Number of new developers depends on the nuber of users. And here comes the question: how do we envision who are our users? This is important, because it defines the vector of language and libraries development.

It is unrealistic to think that Pascal will become a major enterprise language in a forseen future. In my view, it is great (probably still the best possible) language for at least initial education and it is a great language for hobby/scientific programming. Very clear and simple syntax, strict static typing - this is what is needed for education. Well, I think, it is good for all purposes of programming, but many people in hobby field prefer, for unknown reason, dynamic typing. 

However, for initial education one would need probably somewhat different IDE. Lazarus with OOP and event-driven programming is great for RAD, but it hides a structure of a program a a whole: one sees only bundle of seemingly unrelated event handlers. One could use of course good old text-mode IDE which comes with Free Pascal itself, but for modern world text-mode IDE is probably too spartan. What else would be great for initial education is a simple graphical library - because children like graphics :)

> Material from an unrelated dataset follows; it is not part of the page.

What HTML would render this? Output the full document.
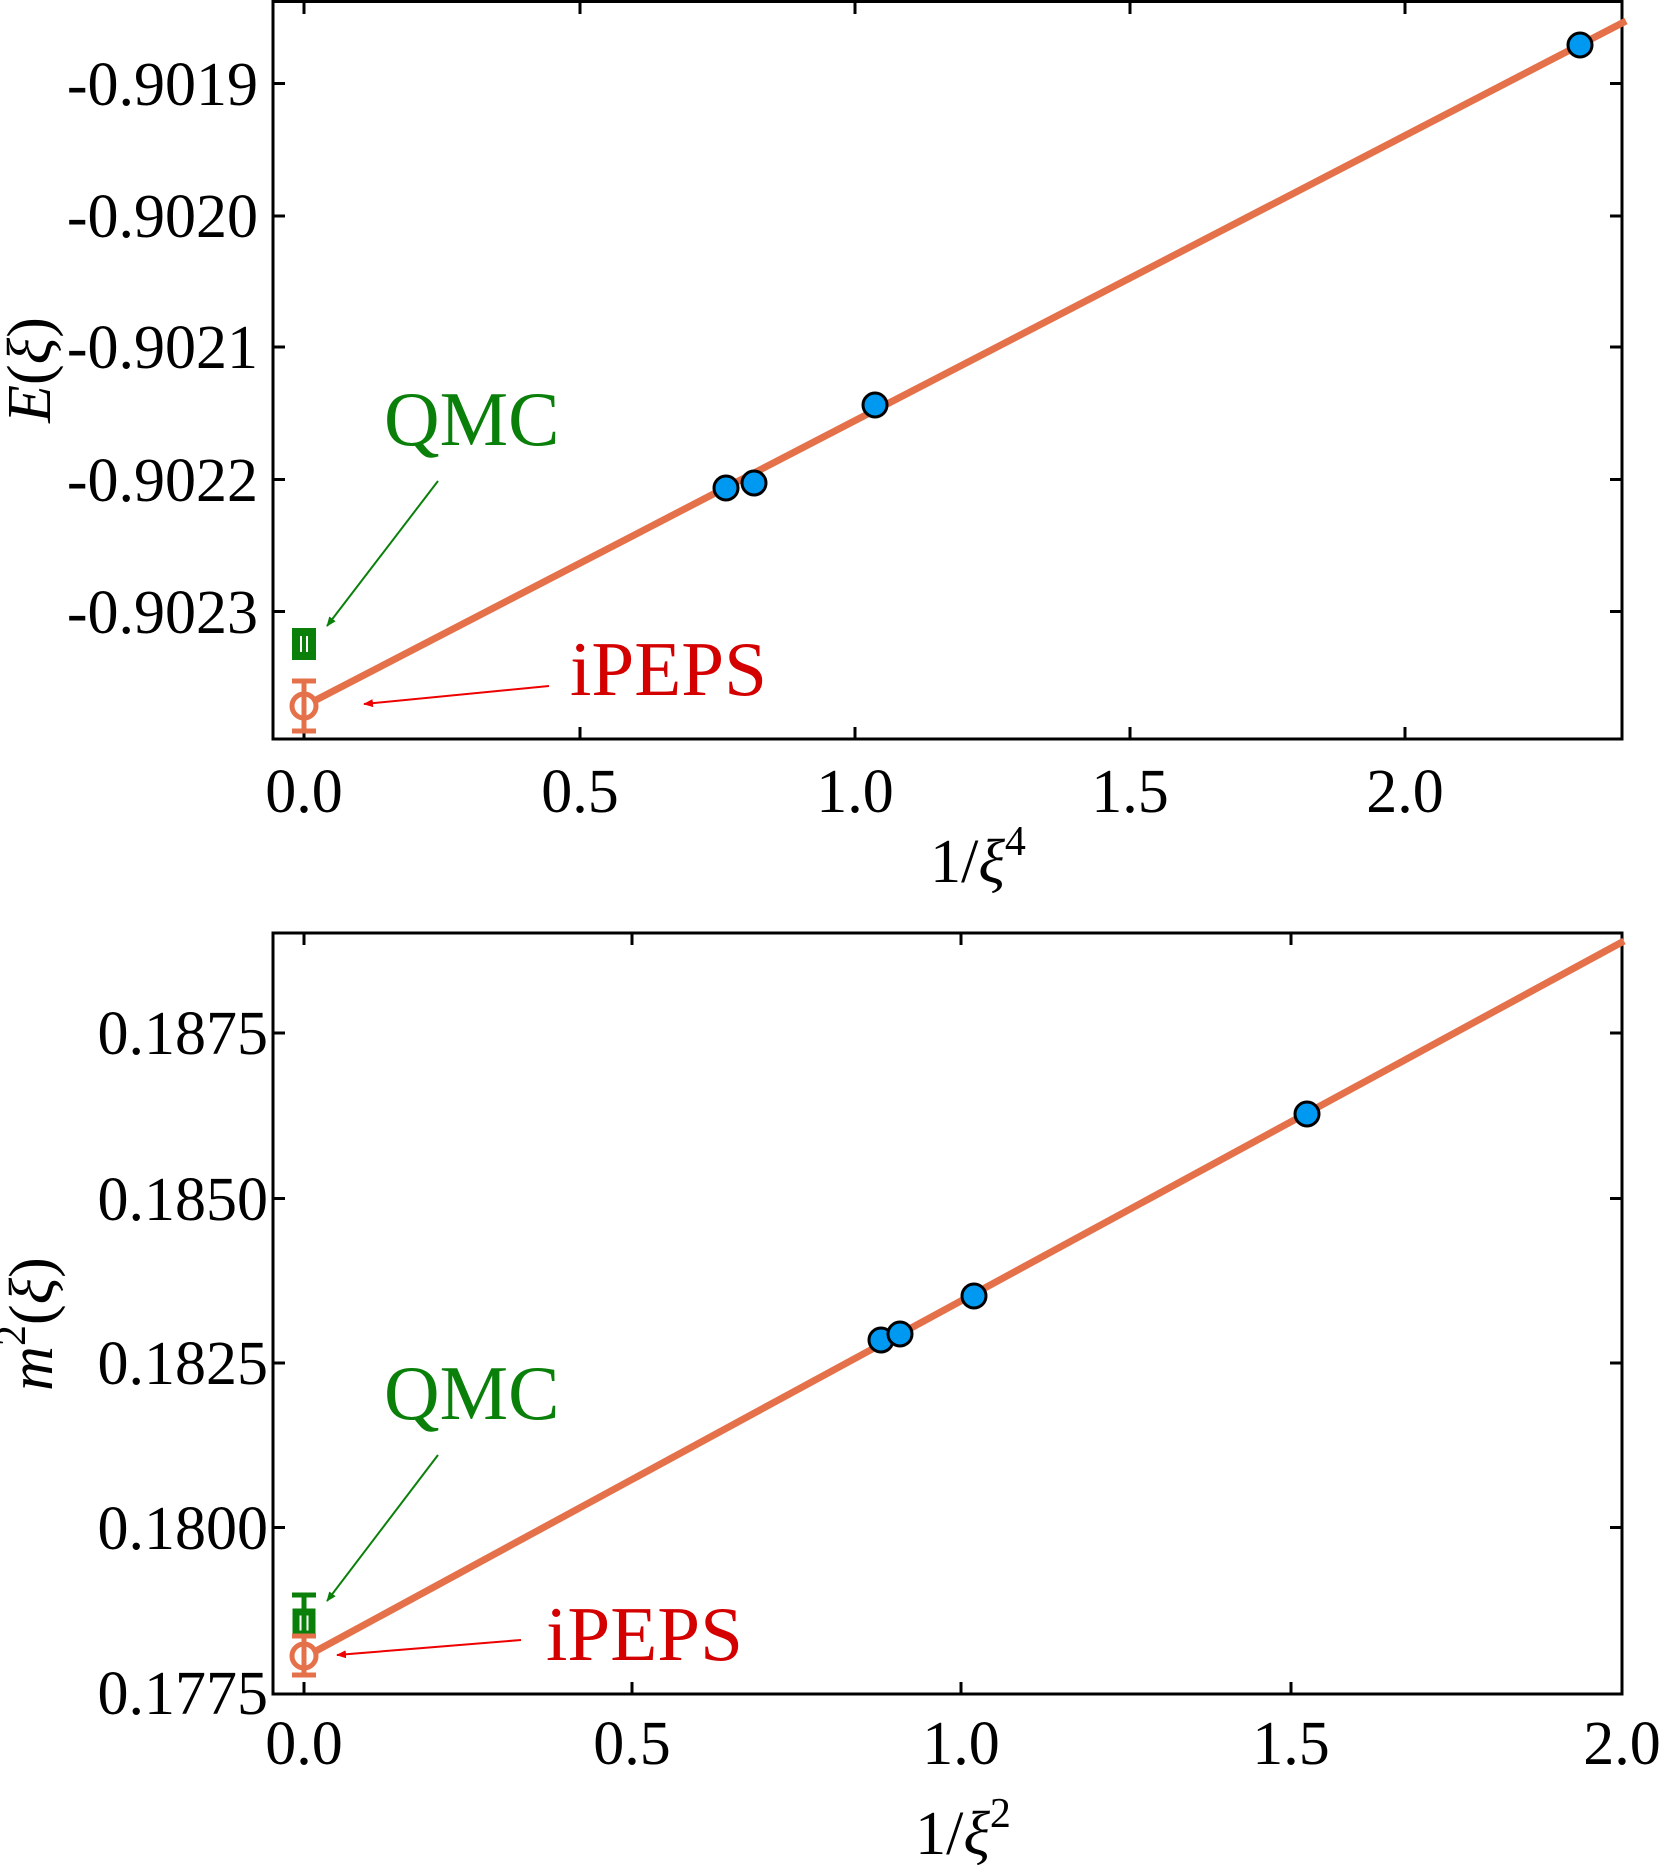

Now, we, scientists, often need to write programs for some very specific calculations or data aquisition from some rather specific instruments, and it is often easier to write own application than adapt something existing. For this group of users one would need powerful numeric libraries, good graphics for data visualization, and possibly easy means to communicate with hardware. Unfortunately, at least with numeric libraries and specific scientific graphics we are far behind Python.

So, what is needed (in my view), are: comfortable IDE for writing whole programs with easy graphics for children; powerful numeric libraries; scientific graphics. It would be useful to have interoperability with fortran (which is a difficult task because of different matrix format: row first in Pascal and column first in Fortran), but it would give immence advantages for both languages, because fortran has a lot of very efficient numeric libraries and nice means to work with arrays, but practically no graphics or means for buiding GUI, while Pascal with Lazaus allows to make GUI and has already some means for visualization.